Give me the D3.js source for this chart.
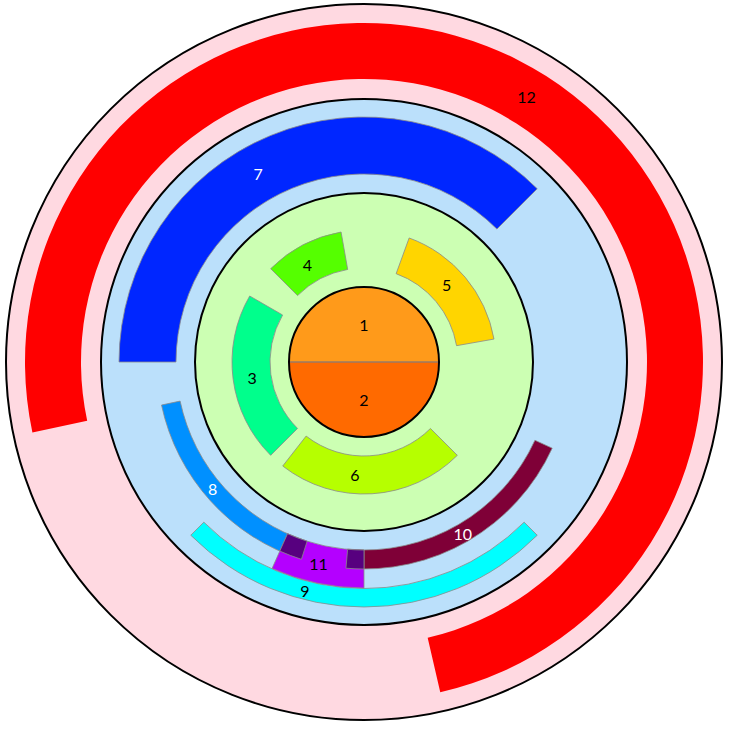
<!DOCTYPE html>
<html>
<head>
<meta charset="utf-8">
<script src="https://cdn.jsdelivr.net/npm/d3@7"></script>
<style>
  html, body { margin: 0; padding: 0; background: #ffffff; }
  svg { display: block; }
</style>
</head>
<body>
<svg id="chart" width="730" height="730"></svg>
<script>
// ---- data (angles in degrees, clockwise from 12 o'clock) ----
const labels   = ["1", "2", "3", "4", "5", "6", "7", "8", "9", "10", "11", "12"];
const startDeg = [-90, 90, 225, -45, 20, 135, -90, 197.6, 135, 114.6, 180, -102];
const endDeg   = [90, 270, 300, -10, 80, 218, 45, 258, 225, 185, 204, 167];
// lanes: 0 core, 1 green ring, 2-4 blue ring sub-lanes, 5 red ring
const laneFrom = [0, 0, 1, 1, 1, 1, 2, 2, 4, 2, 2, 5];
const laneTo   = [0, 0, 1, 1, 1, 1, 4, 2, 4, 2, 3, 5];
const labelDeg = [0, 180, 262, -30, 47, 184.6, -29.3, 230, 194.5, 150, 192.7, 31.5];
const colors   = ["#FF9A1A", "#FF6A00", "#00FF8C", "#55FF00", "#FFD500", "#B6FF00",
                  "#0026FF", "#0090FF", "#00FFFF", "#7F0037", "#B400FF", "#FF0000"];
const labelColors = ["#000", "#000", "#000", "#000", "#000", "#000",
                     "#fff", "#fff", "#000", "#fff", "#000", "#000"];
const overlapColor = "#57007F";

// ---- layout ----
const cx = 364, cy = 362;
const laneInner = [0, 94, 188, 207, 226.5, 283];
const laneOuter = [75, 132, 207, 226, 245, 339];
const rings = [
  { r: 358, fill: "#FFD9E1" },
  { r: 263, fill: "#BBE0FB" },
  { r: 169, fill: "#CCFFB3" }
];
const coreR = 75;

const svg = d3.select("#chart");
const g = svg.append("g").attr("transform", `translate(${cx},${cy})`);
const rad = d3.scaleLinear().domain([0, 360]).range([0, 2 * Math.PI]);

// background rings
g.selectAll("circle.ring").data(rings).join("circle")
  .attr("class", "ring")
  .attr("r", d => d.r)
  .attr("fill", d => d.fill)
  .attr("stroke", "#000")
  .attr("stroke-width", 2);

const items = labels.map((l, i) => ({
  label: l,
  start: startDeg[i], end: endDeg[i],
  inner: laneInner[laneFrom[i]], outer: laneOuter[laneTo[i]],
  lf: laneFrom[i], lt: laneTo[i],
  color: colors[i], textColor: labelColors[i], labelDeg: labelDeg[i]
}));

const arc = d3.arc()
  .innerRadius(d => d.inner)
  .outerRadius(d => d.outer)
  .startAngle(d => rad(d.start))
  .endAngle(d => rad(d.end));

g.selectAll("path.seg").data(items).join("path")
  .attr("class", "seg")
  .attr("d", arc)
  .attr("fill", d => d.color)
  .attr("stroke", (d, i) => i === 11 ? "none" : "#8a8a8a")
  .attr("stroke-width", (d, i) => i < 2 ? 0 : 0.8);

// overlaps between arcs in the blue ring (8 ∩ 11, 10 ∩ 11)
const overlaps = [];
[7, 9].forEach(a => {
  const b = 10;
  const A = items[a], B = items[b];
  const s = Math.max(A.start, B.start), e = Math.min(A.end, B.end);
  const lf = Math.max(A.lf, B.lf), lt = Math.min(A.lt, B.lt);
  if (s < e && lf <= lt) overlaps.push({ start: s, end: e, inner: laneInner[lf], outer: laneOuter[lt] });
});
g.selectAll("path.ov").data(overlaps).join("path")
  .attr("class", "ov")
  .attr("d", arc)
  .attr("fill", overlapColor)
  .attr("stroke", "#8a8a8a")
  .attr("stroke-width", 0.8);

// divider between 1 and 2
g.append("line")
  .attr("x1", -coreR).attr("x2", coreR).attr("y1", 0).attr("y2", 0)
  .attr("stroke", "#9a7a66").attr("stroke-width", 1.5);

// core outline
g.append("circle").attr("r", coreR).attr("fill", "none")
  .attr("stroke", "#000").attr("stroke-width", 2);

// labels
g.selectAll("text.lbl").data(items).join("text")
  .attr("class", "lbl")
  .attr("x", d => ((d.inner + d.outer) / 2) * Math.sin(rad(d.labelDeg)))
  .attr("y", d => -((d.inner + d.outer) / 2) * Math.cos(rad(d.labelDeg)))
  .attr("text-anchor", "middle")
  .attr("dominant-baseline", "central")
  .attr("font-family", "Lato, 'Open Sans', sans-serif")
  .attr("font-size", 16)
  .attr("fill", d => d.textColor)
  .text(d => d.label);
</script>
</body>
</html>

+ + + + + + +

▸ **What to produce**: Exactly as written, return every line of the listing, but not the pictures.

▸ **Expected answer**:
Give me the D3.js source for this chart.
<!DOCTYPE html>
<html>
<head>
<meta charset="utf-8">
<script src="https://cdn.jsdelivr.net/npm/d3@7"></script>
<style>
  html, body { margin: 0; padding: 0; background: #ffffff; }
  svg { display: block; }
</style>
</head>
<body>
<svg id="chart" width="730" height="730"></svg>
<script>
// ---- data (angles in degrees, clockwise from 12 o'clock) ----
const labels   = ["1", "2", "3", "4", "5", "6", "7", "8", "9", "10", "11", "12"];
const startDeg = [-90, 90, 225, -45, 20, 135, -90, 197.6, 135, 114.6, 180, -102];
const endDeg   = [90, 270, 300, -10, 80, 218, 45, 258, 225, 185, 204, 167];
// lanes: 0 core, 1 green ring, 2-4 blue ring sub-lanes, 5 red ring
const laneFrom = [0, 0, 1, 1, 1, 1, 2, 2, 4, 2, 2, 5];
const laneTo   = [0, 0, 1, 1, 1, 1, 4, 2, 4, 2, 3, 5];
const labelDeg = [0, 180, 262, -30, 47, 184.6, -29.3, 230, 194.5, 150, 192.7, 31.5];
const colors   = ["#FF9A1A", "#FF6A00", "#00FF8C", "#55FF00", "#FFD500", "#B6FF00",
                  "#0026FF", "#0090FF", "#00FFFF", "#7F0037", "#B400FF", "#FF0000"];
const labelColors = ["#000", "#000", "#000", "#000", "#000", "#000",
                     "#fff", "#fff", "#000", "#fff", "#000", "#000"];
const overlapColor = "#57007F";

// ---- layout ----
const cx = 364, cy = 362;
const laneInner = [0, 94, 188, 207, 226.5, 283];
const laneOuter = [75, 132, 207, 226, 245, 339];
const rings = [
  { r: 358, fill: "#FFD9E1" },
  { r: 263, fill: "#BBE0FB" },
  { r: 169, fill: "#CCFFB3" }
];
const coreR = 75;

const svg = d3.select("#chart");
const g = svg.append("g").attr("transform", `translate(${cx},${cy})`);
const rad = d3.scaleLinear().domain([0, 360]).range([0, 2 * Math.PI]);

// background rings
g.selectAll("circle.ring").data(rings).join("circle")
  .attr("class", "ring")
  .attr("r", d => d.r)
  .attr("fill", d => d.fill)
  .attr("stroke", "#000")
  .attr("stroke-width", 2);

const items = labels.map((l, i) => ({
  label: l,
  start: startDeg[i], end: endDeg[i],
  inner: laneInner[laneFrom[i]], outer: laneOuter[laneTo[i]],
  lf: laneFrom[i], lt: laneTo[i],
  color: colors[i], textColor: labelColors[i], labelDeg: labelDeg[i]
}));

const arc = d3.arc()
  .innerRadius(d => d.inner)
  .outerRadius(d => d.outer)
  .startAngle(d => rad(d.start))
  .endAngle(d => rad(d.end));

g.selectAll("path.seg").data(items).join("path")
  .attr("class", "seg")
  .attr("d", arc)
  .attr("fill", d => d.color)
  .attr("stroke", (d, i) => i === 11 ? "none" : "#8a8a8a")
  .attr("stroke-width", (d, i) => i < 2 ? 0 : 0.8);

// overlaps between arcs in the blue ring (8 ∩ 11, 10 ∩ 11)
const overlaps = [];
[7, 9].forEach(a => {
  const b = 10;
  const A = items[a], B = items[b];
  const s = Math.max(A.start, B.start), e = Math.min(A.end, B.end);
  const lf = Math.max(A.lf, B.lf), lt = Math.min(A.lt, B.lt);
  if (s < e && lf <= lt) overlaps.push({ start: s, end: e, inner: laneInner[lf], outer: laneOuter[lt] });
});
g.selectAll("path.ov").data(overlaps).join("path")
  .attr("class", "ov")
  .attr("d", arc)
  .attr("fill", overlapColor)
  .attr("stroke", "#8a8a8a")
  .attr("stroke-width", 0.8);

// divider between 1 and 2
g.append("line")
  .attr("x1", -coreR).attr("x2", coreR).attr("y1", 0).attr("y2", 0)
  .attr("stroke", "#9a7a66").attr("stroke-width", 1.5);

// core outline
g.append("circle").attr("r", coreR).attr("fill", "none")
  .attr("stroke", "#000").attr("stroke-width", 2);

// labels
g.selectAll("text.lbl").data(items).join("text")
  .attr("class", "lbl")
  .attr("x", d => ((d.inner + d.outer) / 2) * Math.sin(rad(d.labelDeg)))
  .attr("y", d => -((d.inner + d.outer) / 2) * Math.cos(rad(d.labelDeg)))
  .attr("text-anchor", "middle")
  .attr("dominant-baseline", "central")
  .attr("font-family", "Lato, 'Open Sans', sans-serif")
  .attr("font-size", 16)
  .attr("fill", d => d.textColor)
  .text(d => d.label);
</script>
</body>
</html>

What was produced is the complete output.